Les associations de patients ont aussi leurs liens d’intérêt

Vincent Bargoin

Auteurs et déclarations

26 janvier 2017

Cleveland, Etats-Unis — Jusqu’où les liens d’intérêt sont-ils compatibles avec la priorité aux patients ? La question est (aujourd’hui) admise pour les professionnels de santé. Mais elle se pose aussi, et se posera probablement de plus en plus pour les associations de patients – le paradoxe étant que les patients sont en principe les premiers intéressés à la plus grande transparence.

Publiée dans le JAMA Internal Medicine une enquête américaine , associant les départements d’éthique de plusieurs universités ou institutions médicales, aborde cette question difficile [1].

L’objectif n’est pas de contester la place prise par les associations de patients dans le débat public, que ce soit dans les médias, blogs et autres réseaux sociaux, ou dans la participation à des instances d’évaluation ou de décision. Il reste que pour garder cette légitimité, il faut aussi s’interroger sur les 8% de responsables d’associations qui déclarent de la manière la plus cash avoir « perçus des pressions pour conformer leurs positions aux intérêts des sociétés donatrices ».

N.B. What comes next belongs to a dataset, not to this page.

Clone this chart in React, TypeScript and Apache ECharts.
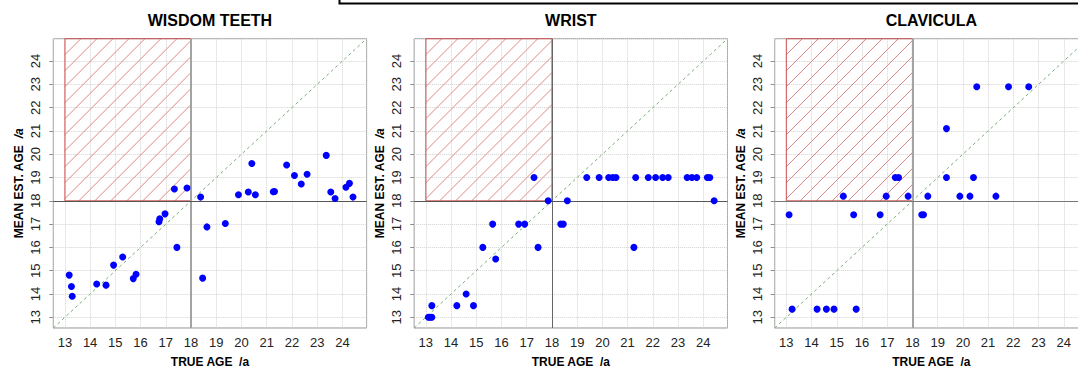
import React, { useEffect, useRef } from 'react';
import * as echarts from 'echarts';

// ---- data ----
const AXIS_MIN = 12.54;
const AXIS_MAX = 24.96;
const THRESHOLD = 18;
const HATCH_X = [13, 18];
const PANEL_TITLES = ['WISDOM TEETH', 'WRIST', 'CLAVICULA'];
const X_NAME = 'TRUE AGE  /a';
const Y_NAME_MAIN = 'MEAN EST. AGE  ';
const UNIT = '/a';

const wisdomTrue = [13.17, 13.26, 13.29, 14.26, 14.63, 14.93, 15.29, 15.71, 15.82, 16.73, 16.76, 16.97, 17.34, 17.44, 17.84, 18.38, 18.46, 18.63, 19.36, 19.88, 20.27, 20.41, 20.55, 21.26, 21.31, 21.79, 22.1, 22.37, 22.6, 23.36, 23.54, 23.71, 24.14, 24.28, 24.42];
const wisdomEst = [14.81, 14.32, 13.9, 14.43, 14.38, 15.24, 15.59, 14.66, 14.85, 17.1, 17.23, 17.44, 18.51, 16.0, 18.55, 18.16, 14.68, 16.88, 17.03, 18.26, 18.38, 19.6, 18.26, 18.39, 18.4, 19.54, 19.09, 18.72, 19.14, 19.95, 18.38, 18.1, 18.58, 18.75, 18.16];

const wristTrue = [13.1, 13.17, 13.24, 13.24, 14.23, 14.6, 14.89, 15.26, 15.65, 15.77, 16.68, 16.92, 17.29, 17.45, 17.85, 18.35, 18.45, 18.61, 19.38, 19.87, 20.25, 20.41, 20.54, 21.25, 21.32, 21.82, 22.11, 22.39, 22.61, 23.36, 23.55, 23.74, 24.16, 24.26, 24.43];
const wristEst = [13, 13, 13, 13.5, 13.5, 14, 13.5, 16, 17, 15.5, 17, 17, 19, 16, 18, 17, 17, 18, 19, 19, 19, 19, 19, 16, 19, 19, 19, 19, 19, 19, 19, 19, 19, 19, 18];

const clavTrue = [13.11, 13.23, 14.22, 14.59, 14.89, 15.26, 15.67, 15.77, 16.72, 16.96, 17.32, 17.45, 17.83, 18.37, 18.44, 18.61, 19.35, 19.35, 19.88, 20.28, 20.42, 20.55, 21.31, 21.81, 22.61];
const clavEst = [17.4, 13.35, 13.35, 13.35, 13.35, 18.2, 17.4, 13.35, 17.4, 18.2, 19, 19, 18.2, 17.4, 17.4, 18.2, 21.1, 19, 18.2, 18.2, 19, 22.9, 18.2, 22.9, 22.9];

const PANELS = [
  { xs: wisdomTrue, ys: wisdomEst },
  { xs: wristTrue, ys: wristEst },
  { xs: clavTrue, ys: clavEst },
];

// ---- layout / style ----
const GRID_LEFTS = [53.3, 414.2, 774.7];
const GRID_TOP = 38.7;
const GRID_W = 313.3;
const GRID_H = 289.3;
const FONT = '"Liberation Sans", Arial, Helvetica, sans-serif';
const HATCH_COLOR = '#df8686';
const HATCH_BORDER = '#cc4f4f';
const HATCH_STEP = 16;
const VLINE_STYLE = [
  { color: '#a3a3a3', width: 2 },
  { color: '#666666', width: 1 },
  { color: '#a3a3a3', width: 2 },
];
const HLINE_STYLE = [
  { color: '#555555', width: 1 },
  { color: '#555555', width: 1 },
  { color: '#777777', width: 1 },
];

function intLabel(v: number) {
  return Math.abs(v - Math.round(v)) < 1e-6 ? String(Math.round(v)) : '';
}

function staticGraphics(): any[] {
  const g: any[] = PANEL_TITLES.map((t, i) => ({
    type: 'text',
    x: GRID_LEFTS[i] + GRID_W / 2,
    y: 20.5,
    style: {
      text: t,
      font: `bold 16px ${FONT}`,
      fill: '#000',
      textAlign: 'center',
      textVerticalAlign: 'middle',
    },
  }));
  g.push({
    type: 'rect',
    shape: { x: 339.5, y: -30, width: 800, height: 33.5 },
    style: { fill: 'none', stroke: '#000', lineWidth: 2 },
  });
  return g;
}

function hatchGraphics(chart: any): any[] {
  const out: any[] = [];
  PANEL_TITLES.forEach((_, i) => {
    const p0 = chart.convertToPixel({ gridIndex: i }, [HATCH_X[0], THRESHOLD]);
    const p1 = chart.convertToPixel({ gridIndex: i }, [HATCH_X[1], AXIS_MAX]);
    if (!p0 || !p1) return;
    const x0 = p0[0];
    const y1 = p0[1];
    const x1 = p1[0];
    const y0 = p1[1];
    for (let c = x0 + y0 + HATCH_STEP; c < x1 + y1; c += HATCH_STEP) {
      const sx = Math.max(x0, c - y1);
      const ex = Math.min(x1, c - y0);
      if (ex > sx) {
        out.push({
          type: 'line',
          z: 1,
          silent: true,
          shape: { x1: sx, y1: c - sx, x2: ex, y2: c - ex },
          style: { stroke: HATCH_COLOR, lineWidth: 1 },
        });
      }
    }
    out.push({
      type: 'rect',
      z: 1,
      silent: true,
      shape: { x: x0, y: y0, width: x1 - x0, height: y1 - y0 },
      style: { fill: 'none', stroke: HATCH_BORDER, lineWidth: 1 },
    });
  });
  return out;
}

function buildOption(): any {
  const grid: any[] = [];
  const xAxis: any[] = [];
  const yAxis: any[] = [];
  const series: any[] = [];

  PANELS.forEach((p, i) => {
    grid.push({
      left: GRID_LEFTS[i],
      top: GRID_TOP,
      width: GRID_W,
      height: GRID_H,
      show: true,
      borderColor: '#8e8e8e',
      borderWidth: 1,
      backgroundColor: 'transparent',
      containLabel: false,
      outerBoundsMode: 'none',
    });
    xAxis.push({
      gridIndex: i,
      type: 'value',
      min: AXIS_MIN,
      max: AXIS_MAX,
      splitNumber: 12,
      name: X_NAME,
      nameLocation: 'middle',
      nameGap: 27.5,
      nameTextStyle: { fontFamily: FONT, fontWeight: 'bold', fontSize: 12, color: '#000' },
      axisLine: { show: false },
      axisTick: { show: false },
      axisLabel: {
        formatter: intLabel,
        showMinLabel: false,
        showMaxLabel: false,
        margin: 8,
        fontFamily: FONT,
        fontSize: 13,
        color: '#222',
      },
      splitLine: { show: true, lineStyle: { color: '#d2d2d2', type: 'dotted', width: 1 } },
    });
    yAxis.push({
      gridIndex: i,
      type: 'value',
      min: AXIS_MIN,
      max: AXIS_MAX,
      splitNumber: 12,
      name: `{m|${Y_NAME_MAIN}}{u|${UNIT}}`,
      nameLocation: 'middle',
      nameRotate: 90,
      nameGap: 28,
      nameTextStyle: {
        fontFamily: FONT,
        fontWeight: 'bold',
        fontSize: 12,
        color: '#000',
        rich: {
          m: { fontFamily: FONT, fontWeight: 'bold', fontSize: 12, color: '#000' },
          u: { fontFamily: FONT, fontWeight: 'bold', fontStyle: 'italic', fontSize: 12, color: '#000' },
        },
      },
      axisLine: { show: false },
      axisTick: { show: true, length: 4, lineStyle: { color: '#8e8e8e' } },
      axisLabel: {
        formatter: intLabel,
        showMinLabel: false,
        showMaxLabel: false,
        rotate: 90,
        margin: 11,
        fontFamily: FONT,
        fontSize: 13,
        color: '#222',
      },
      splitLine: { show: true, lineStyle: { color: '#d2d2d2', type: 'dotted', width: 1 } },
    });

    series.push({
      type: 'line',
      xAxisIndex: i,
      yAxisIndex: i,
      z: 2,
      silent: true,
      showSymbol: false,
      itemStyle: { color: '#78ad78' },
      data: [
        [AXIS_MIN, AXIS_MIN],
        [AXIS_MAX, AXIS_MAX],
      ],
      lineStyle: { color: '#78ad78', width: 1, type: [3, 3] },
      markLine: {
        silent: true,
        symbol: ['none', 'none'],
        label: { show: false },
        data: [
          { xAxis: THRESHOLD, lineStyle: { color: VLINE_STYLE[i].color, width: VLINE_STYLE[i].width, type: 'solid' } },
          { yAxis: THRESHOLD, lineStyle: { color: HLINE_STYLE[i].color, width: HLINE_STYLE[i].width, type: 'solid' } },
        ],
      },
    });

    series.push({
      type: 'scatter',
      xAxisIndex: i,
      yAxisIndex: i,
      z: 5,
      symbol: 'circle',
      symbolSize: 7,
      itemStyle: { color: '#0000ff', opacity: 1 },
      data: p.xs.map((x, k) => [x, p.ys[k]]),
    });
  });

  return {
    animation: false,
    backgroundColor: '#ffffff',
    textStyle: { fontFamily: FONT },
    grid,
    xAxis,
    yAxis,
    series,
    graphic: staticGraphics(),
  };
}

export default function App() {
  const ref = useRef<HTMLDivElement>(null);
  useEffect(() => {
    if (!ref.current) return;
    const chart = echarts.init(ref.current, null, { renderer: 'svg' });
    chart.setOption(buildOption());
    chart.setOption({ graphic: [...staticGraphics(), ...hatchGraphics(chart)] });
    return () => chart.dispose();
  }, []);
  return (
    <div
      ref={ref}
      style={{ position: 'absolute', left: 0, top: 0, width: 1078, height: 368 }}
    />
  );
}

8% de responsables d’associations qui déclarent de la manière la plus cash avoir « perçus des pressions pour conformer leurs positions aux intérêts des sociétés donatrices ».

82% des associations « très ou plutôt concernées par la question des liens d’intérêt »

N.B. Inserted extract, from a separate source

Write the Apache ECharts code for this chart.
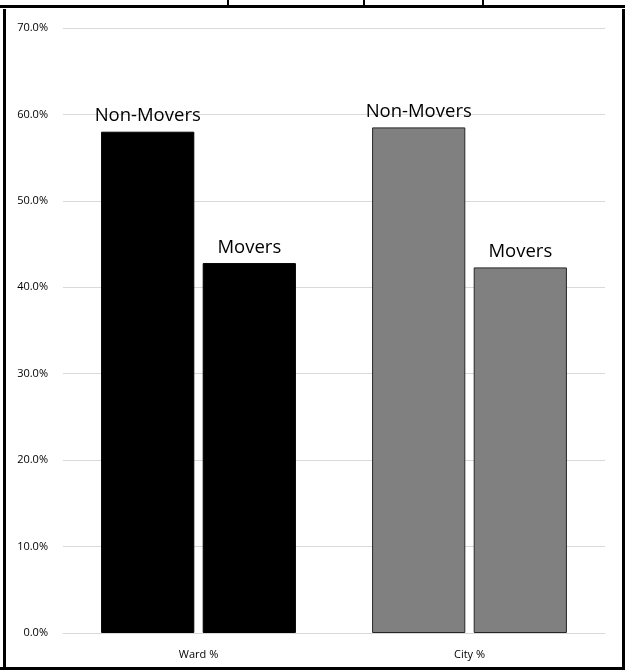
<!DOCTYPE html>
<html>
<head>
<meta charset="utf-8">
<script src="https://cdn.jsdelivr.net/npm/echarts@6/dist/echarts.min.js"></script>
<style>
html,body{margin:0;padding:0;background:#fff;}
#chart{width:625px;height:670px;}
</style>
</head>
<body>
<div id="chart"></div>
<script>
const categories = ['Ward %', 'City %'];
const nonMovers = [58.0, 58.5];
const movers = [42.8, 42.3];
const barLabels = ['Non-Movers', 'Movers'];
const barColors = ['#000000', '#808080'];
const yTicks = [0, 10, 20, 30, 40, 50, 60, 70];

const chart = echarts.init(document.getElementById('chart'));

function dataFor(values) {
  return values.map((v, i) => ({
    value: v,
    itemStyle: {
      color: barColors[i],
      borderColor: i === 0 ? '#000000' : '#262626',
      borderWidth: 1
    }
  }));
}

const labelStyle = {
  show: true,
  position: 'top',
  distance: 6,
  fontFamily: 'Open Sans',
  fontSize: 18.5,
  color: '#000000'
};

chart.setOption({
  animation: false,
  backgroundColor: '#ffffff',
  grid: { left: 63, right: 20, top: 28, bottom: 37, containLabel: false },
  xAxis: {
    type: 'category',
    data: categories,
    axisLine: { show: true, lineStyle: { color: '#d9d9d9', width: 1 } },
    axisTick: { show: false },
    axisLabel: { fontFamily: 'Open Sans', fontSize: 11, color: '#000000', margin: 16 }
  },
  yAxis: {
    type: 'value',
    min: yTicks[0],
    max: yTicks[yTicks.length - 1],
    interval: 10,
    axisLine: { show: false },
    axisTick: { show: false },
    splitLine: { lineStyle: { color: '#d9d9d9', width: 1 } },
    axisLabel: {
      fontFamily: 'Open Sans', fontSize: 11, color: '#000000', margin: 15,
      formatter: v => v.toFixed(1) + '%'
    }
  },
  series: [
    {
      name: barLabels[0],
      type: 'bar',
      data: dataFor(nonMovers),
      barWidth: '34.4%',
      barGap: '9%',
      label: Object.assign({}, labelStyle, { formatter: barLabels[0] })
    },
    {
      name: barLabels[1],
      type: 'bar',
      data: dataFor(movers),
      barWidth: '34.4%',
      label: Object.assign({}, labelStyle, { formatter: barLabels[1] })
    }
  ],
  graphic: [
    { type: 'rect', shape: { x: 0, y: 5, width: 625, height: 3 }, style: { fill: '#000' } },
    { type: 'rect', shape: { x: 3, y: 9, width: 3, height: 661 }, style: { fill: '#000' } },
    { type: 'rect', shape: { x: 622, y: 9, width: 3, height: 661 }, style: { fill: '#000' } },
    { type: 'rect', shape: { x: 0, y: 667, width: 625, height: 3 }, style: { fill: '#000' } },
    { type: 'rect', shape: { x: 227, y: 0, width: 2, height: 5 }, style: { fill: '#000' } },
    { type: 'rect', shape: { x: 363, y: 0, width: 2, height: 5 }, style: { fill: '#000' } },
    { type: 'rect', shape: { x: 482, y: 0, width: 2, height: 5 }, style: { fill: '#000' } }
  ]
});
</script>
</body>
</html>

L’enquête a été menée entre septembre 2013 et juin 2014. Des questionnaires ont été adressés par e-mail aux responsables de 439 associations de patients. Ces associations ont été choisies au hasard sur un total de 7865 associations éligibles aux Etats-Unis.

Les auteurs précisent s’être adressés à des associations de taille variées, disposant d’un budget médian de 300.000$, mais avec des quartiles allant de 70.000 à 1.200.00 $ (USD). Les pathologies couvertes étaient par ailleurs majoritairement le cancer, les maladies neurologiques, et les maladies rares, en particulier génétiques.

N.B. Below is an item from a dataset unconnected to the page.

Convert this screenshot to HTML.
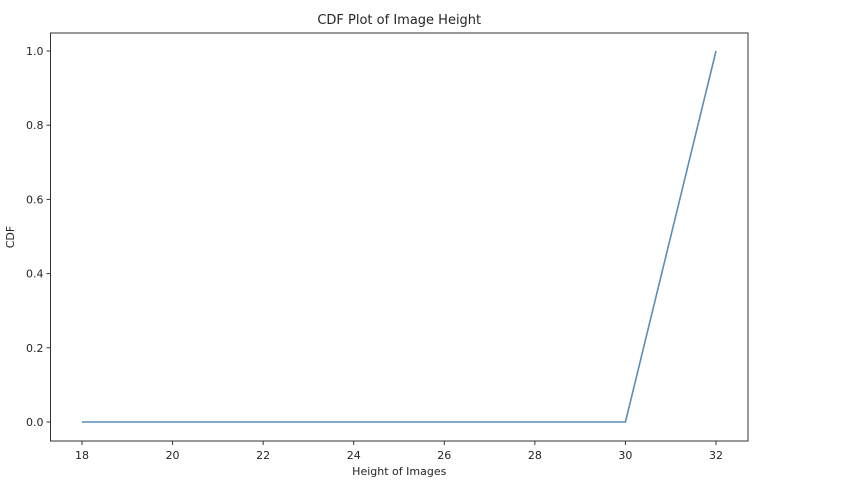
<!DOCTYPE html>
<html><head><meta charset="utf-8"><style>
body{margin:0;background:#fff;width:859px;height:495px;overflow:hidden;font-family:"DejaVu Sans","Liberation Sans",sans-serif;}
svg text{fill:#262626;}
</style></head><body>
<svg id="chart" width="859" height="495" xmlns="http://www.w3.org/2000/svg"></svg>
<script>
const heights=[18,30,32];
const cdfValues=[0,0,1];
const xTicks=[18,20,22,24,26,28,30,32];
const yTicks=[0,0.2,0.4,0.6,0.8,1.0];
const NS="http://www.w3.org/2000/svg";
const svg=document.getElementById('chart');
const L=50.5,R=748,T=33,B=441;
function xs(v){return 82+(v-18)*(716-82)/14;}
function ys(v){return 422-v*(422-51);}
function mk(tag,attrs,parent){const e=document.createElementNS(NS,tag);for(const k in attrs)e.setAttribute(k,attrs[k]);(parent||svg).appendChild(e);return e;}
const title=mk('text',{x:(L+R)/2,y:24,'text-anchor':'middle','font-size':'13'});
title.textContent='CDF Plot of Image Height';


const xg=mk('g',{});


xTicks.forEach(t=>{
  mk('line',{x1:xs(t),x2:xs(t),y1:B,y2:B+4,stroke:'#333','stroke-width':1},xg);
  const tx=mk('text',{x:xs(t),y:B+18,'text-anchor':'middle','font-size':'11'},xg);
  tx.textContent=t;
  
  
});
const yg=mk('g',{});


yTicks.forEach(t=>{
  mk('line',{x1:L-4,x2:L,y1:ys(t),y2:ys(t),stroke:'#333','stroke-width':1},yg);
  const tx=mk('text',{x:L-7,y:ys(t)+4,'text-anchor':'end','font-size':'11'},yg);
  tx.textContent=t.toFixed(1);
  
  
});
const xl=mk('text',{x:(L+R)/2,y:475,'text-anchor':'middle','font-size':'11'});
xl.textContent='Height of Images';


const yl=mk('text',{x:14,y:(T+B)/2,'text-anchor':'middle','font-size':'11',transform:`rotate(-90 14 ${(T+B)/2})`});
yl.textContent='CDF';


const line=mk('polyline',{points:heights.map((h,i)=>xs(h)+','+ys(cdfValues[i])).join(' '),fill:'none',stroke:'#5b8db8','stroke-width':1.6});


const frame=mk('rect',{x:L,y:T,width:R-L,height:B-T,fill:'none',stroke:'#333','stroke-width':1});


</script>
</body></html>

Deux-cents-quatre-vingt-neuf réponses exploitables ont été obtenues (66%).

Parmi elles, plus des deux-tiers ont rapporté des financements de sociétés privées. Le montant médian est de 50.000 $, avec des quartiles allant de 15.000 à 200.000 $. Près de 9% des associations recevaient plus d’un million de $ par an.

Logiquement, le médicament, les dispositifs médicaux et les biotechs arrivent en tête des industries donatrices, et pèsent 45% du financement de ces associations. On note cependant que les donations privées arrivent juste derrière (on est aux Etats-Unis).

Logiquement aussi, 82% des associations qui ont répondu estiment être plutôt ou très concernées par la question des conflits d’intérêt. Cependant, 64% seulement ont établies des règles écrites vis-à-vis des conflits d’intérêt, et ces règles ne sont jugées « très satisfaisantes » que dans 55% des cas.

Près de 9% des associations recevaient plus d’un million de $ par an.

La proportion d’associations qui ont une politique de publication des liens d’intérêt (sur le site internet ou dans les rapports annuels) est plus faible encore : 26%.

Il reste donc une grosse marge de progression du côté des associations elles-mêmes. Les 14% d’associations qui déclarent avoir décliné un financement en raison « d’inquiétudes quant aux conflits d’intérêt » peuvent servir d’inspiration.